Make sure to write tests that thoroughly exercise all of the functions defined in setInterface.ml. Your TAs will be manually grading the completeness of your test coverage in Problem 5. Finish writing your tests before moving on to the next file!

NOTE: We strongly advise you write your tests for all the functions in the order they appear in the interface. That way, after writing all tests, you will be able to implement the functions one at a time in the same order and see your tests start to pass incrementally.

listSet.ml

Problem 6 is the first concrete implementation of the SET interface. It defines a module structure that conforms to SET, and so it must contain all of the functions defined in the interface.

Inside this module, we tell the OCaml compiler that an 'a set is actually an 'a list, and so they are equivalent for purposes of the implementation. However, because the external interface doesn’t specify what a 'a set actually is, the fact that it’s a list is not made available to users outside the OrderedListSet module. (That’s why you had to write test cases using only the SET interface.)

Representation Invariants

In addition to just implementing the interface, you will be responsible for maintaining two representation invariants on the lists returned by the function.

  • The lists must be sorted in ascending order.
  • The lists may not contain duplicate elements.
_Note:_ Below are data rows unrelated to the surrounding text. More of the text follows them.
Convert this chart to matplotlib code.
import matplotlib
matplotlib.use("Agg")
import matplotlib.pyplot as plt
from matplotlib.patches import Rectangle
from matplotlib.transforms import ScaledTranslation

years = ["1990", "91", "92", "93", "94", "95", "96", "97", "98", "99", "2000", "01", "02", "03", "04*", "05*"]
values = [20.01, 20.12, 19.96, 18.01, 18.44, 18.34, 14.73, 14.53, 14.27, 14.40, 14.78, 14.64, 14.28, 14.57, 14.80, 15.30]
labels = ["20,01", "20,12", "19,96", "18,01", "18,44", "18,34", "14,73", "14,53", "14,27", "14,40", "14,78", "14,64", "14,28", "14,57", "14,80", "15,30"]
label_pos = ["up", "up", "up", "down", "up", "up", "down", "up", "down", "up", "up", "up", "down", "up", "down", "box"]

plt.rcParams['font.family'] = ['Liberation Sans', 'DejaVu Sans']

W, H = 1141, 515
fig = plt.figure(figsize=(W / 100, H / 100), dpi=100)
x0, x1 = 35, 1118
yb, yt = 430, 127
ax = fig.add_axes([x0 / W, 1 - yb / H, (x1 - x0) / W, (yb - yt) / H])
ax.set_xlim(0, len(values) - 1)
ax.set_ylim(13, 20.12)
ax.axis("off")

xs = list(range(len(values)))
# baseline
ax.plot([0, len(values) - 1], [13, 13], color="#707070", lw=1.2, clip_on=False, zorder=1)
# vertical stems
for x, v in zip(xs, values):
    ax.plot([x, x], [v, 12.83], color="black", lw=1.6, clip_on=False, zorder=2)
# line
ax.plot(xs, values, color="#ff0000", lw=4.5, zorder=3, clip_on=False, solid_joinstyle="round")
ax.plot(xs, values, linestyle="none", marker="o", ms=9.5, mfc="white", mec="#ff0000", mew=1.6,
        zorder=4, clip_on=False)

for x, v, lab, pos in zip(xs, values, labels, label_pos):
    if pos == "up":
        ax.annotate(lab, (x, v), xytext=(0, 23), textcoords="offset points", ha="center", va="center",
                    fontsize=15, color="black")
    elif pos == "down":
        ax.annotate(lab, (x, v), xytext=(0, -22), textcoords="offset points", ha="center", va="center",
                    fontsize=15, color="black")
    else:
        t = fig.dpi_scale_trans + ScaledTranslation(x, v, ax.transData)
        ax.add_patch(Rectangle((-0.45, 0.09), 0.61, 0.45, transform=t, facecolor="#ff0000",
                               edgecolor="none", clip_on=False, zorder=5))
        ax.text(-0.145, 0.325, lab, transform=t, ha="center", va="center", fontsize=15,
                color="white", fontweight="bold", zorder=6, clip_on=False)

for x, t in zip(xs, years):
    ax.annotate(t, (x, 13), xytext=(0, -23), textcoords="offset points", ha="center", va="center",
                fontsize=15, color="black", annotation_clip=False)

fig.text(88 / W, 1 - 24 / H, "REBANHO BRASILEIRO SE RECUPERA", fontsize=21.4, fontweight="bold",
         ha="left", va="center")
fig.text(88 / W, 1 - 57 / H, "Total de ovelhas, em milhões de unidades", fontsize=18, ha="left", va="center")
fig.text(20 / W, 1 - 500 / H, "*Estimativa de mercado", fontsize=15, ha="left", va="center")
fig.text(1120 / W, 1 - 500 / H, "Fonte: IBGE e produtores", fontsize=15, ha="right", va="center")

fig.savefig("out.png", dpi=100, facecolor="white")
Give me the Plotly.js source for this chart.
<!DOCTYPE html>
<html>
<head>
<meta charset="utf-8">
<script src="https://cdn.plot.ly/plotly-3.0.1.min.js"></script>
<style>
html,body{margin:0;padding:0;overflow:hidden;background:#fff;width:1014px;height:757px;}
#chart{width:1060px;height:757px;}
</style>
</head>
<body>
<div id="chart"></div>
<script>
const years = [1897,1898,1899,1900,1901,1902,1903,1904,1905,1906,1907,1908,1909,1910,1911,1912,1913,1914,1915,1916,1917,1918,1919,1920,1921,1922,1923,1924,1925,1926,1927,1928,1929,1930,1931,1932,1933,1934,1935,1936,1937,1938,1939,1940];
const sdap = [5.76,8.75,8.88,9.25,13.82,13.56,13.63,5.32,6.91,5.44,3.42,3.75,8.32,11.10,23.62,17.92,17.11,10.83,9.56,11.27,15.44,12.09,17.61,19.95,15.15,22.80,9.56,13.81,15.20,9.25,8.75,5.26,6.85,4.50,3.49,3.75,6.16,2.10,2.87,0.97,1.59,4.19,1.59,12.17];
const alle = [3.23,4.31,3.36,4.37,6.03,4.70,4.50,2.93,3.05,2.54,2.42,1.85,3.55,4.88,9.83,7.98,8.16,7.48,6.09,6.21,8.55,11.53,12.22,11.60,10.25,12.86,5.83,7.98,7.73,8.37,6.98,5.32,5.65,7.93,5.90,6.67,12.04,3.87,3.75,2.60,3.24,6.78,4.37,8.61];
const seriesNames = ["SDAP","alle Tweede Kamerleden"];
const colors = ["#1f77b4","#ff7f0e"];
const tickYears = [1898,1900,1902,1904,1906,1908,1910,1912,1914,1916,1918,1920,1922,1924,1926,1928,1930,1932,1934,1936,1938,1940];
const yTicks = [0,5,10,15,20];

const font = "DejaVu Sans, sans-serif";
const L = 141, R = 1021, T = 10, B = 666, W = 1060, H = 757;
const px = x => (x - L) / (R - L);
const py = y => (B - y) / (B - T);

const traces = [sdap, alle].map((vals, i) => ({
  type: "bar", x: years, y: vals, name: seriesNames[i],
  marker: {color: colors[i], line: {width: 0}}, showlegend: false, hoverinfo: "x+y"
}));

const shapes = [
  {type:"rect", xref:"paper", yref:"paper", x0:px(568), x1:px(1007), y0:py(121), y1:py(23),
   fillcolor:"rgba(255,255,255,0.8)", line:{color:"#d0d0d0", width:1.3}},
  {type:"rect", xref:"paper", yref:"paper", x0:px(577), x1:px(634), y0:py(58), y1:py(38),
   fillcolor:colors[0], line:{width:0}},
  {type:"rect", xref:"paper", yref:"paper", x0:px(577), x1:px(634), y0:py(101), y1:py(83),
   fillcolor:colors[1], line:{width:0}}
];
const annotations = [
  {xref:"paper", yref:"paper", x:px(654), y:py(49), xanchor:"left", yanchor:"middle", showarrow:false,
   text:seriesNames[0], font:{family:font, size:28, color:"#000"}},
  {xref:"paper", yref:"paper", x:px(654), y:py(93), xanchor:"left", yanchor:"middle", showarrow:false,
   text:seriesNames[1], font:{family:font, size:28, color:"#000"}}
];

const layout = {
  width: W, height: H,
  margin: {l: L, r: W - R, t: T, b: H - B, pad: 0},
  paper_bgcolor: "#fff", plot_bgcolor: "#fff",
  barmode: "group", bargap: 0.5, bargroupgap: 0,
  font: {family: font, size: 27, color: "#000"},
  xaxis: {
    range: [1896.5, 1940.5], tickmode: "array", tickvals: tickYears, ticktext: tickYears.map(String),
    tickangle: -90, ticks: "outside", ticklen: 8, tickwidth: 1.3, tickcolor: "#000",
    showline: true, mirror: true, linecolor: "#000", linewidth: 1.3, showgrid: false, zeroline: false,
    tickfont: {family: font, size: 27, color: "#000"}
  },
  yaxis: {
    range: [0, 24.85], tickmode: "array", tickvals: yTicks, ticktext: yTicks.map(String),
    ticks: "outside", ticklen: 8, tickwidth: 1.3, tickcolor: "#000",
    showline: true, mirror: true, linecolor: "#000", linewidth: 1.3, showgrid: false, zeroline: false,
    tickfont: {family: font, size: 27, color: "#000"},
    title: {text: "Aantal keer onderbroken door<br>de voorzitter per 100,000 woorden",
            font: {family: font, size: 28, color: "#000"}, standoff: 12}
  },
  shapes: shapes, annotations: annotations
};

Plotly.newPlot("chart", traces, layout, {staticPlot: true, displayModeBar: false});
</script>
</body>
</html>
When you are given a value of type 'a set, you can assume it conforms to these invariants. They make particular functions easier to implement, while some have to be a bit more careful about ensuring that all the 'a sets you create conform to the invariants. Part of your grade for this part will be based on how well you maintain and leverage the invariants in your implementation. Note that some ways of implementing the required functions, while technically correct, are not the best implementations, given the invariants. Think carefully about your inputs and outputs! You can define as many helper functions as you want in your solutions to these problems, but don’t edit the SET interface or any of the mli files. (Our tester relies on the interface we’ve given you. If you change it, your code may not be gradeable!)

treeSet.ml

Problem 7 develops another implementation of the SETinterface, using binary search trees as the backing data structure instead of lists. Remember to pay attention to the BST invariants and maximize code reuse where possible.

NOTE: Two BSTs can be equal as sets without having the exact same structure. The OCaml (=) operator will only return true if the trees look exactly the same, and not if they contain the same elements but don’t have the same exact structure.

vocab.ml

This file demonstrates how to use set data structures to solve a practical problem – counting how many words from the official SAT study guide show up in a given body of text.

NOTE: Remember to re-comment the designated lines before submitting!

OCaml StyleChecker

Before submitting to Gradescope, you should run the stylechecker in Codio to make sure you have no style violations.

  1. In your project, select “Style Check Project” from the dropdown menu at the top of the screen where “Build Project” lives.
  2. Each style violation will appear with its corresponding file, line number, and a suggestion on how to fix it. If you have no violations, “No style violations” will be printed.
  3. An assignment with “No style violations” in Codio will receive 5.0/5.0 pts for Autograded Style Score in Gradescope.

If you are ever unsure about OCaml style, check out the CIS 1200 OCaml Programming Style Guide.

Grading

There are 100 total points, broken down as follows:

  • Problem 1 (Generics): 8
  • Problem 2 (Higher-order functions): 12
  • Problem 3 (Trees): 12
  • Problem 4 (BSTs): 8
  • Problem 5 (Testing sets): 5 (manually graded)
  • Problem 6 (Lists as sets): 15
  • Problem 7 (BSTs as sets): 15
  • Problem 8 (Vocab): 15
  • Kudos Problem (Frequency Table): n/a
  • Coding Style: 5
  • Design: 5 (manually graded)

As with Homework 2, we will be manually grading a portion of your homework. 5 points will go to “design”, which includes utilizing previous functions and leveraging invariants in your implementation. Another 5 points will go to testing. You will receive a maximum of 90 points when you submit.

For this assignment, you may submit without penalty up to 3 times. Each additional submission before the deadline costs you 5 points.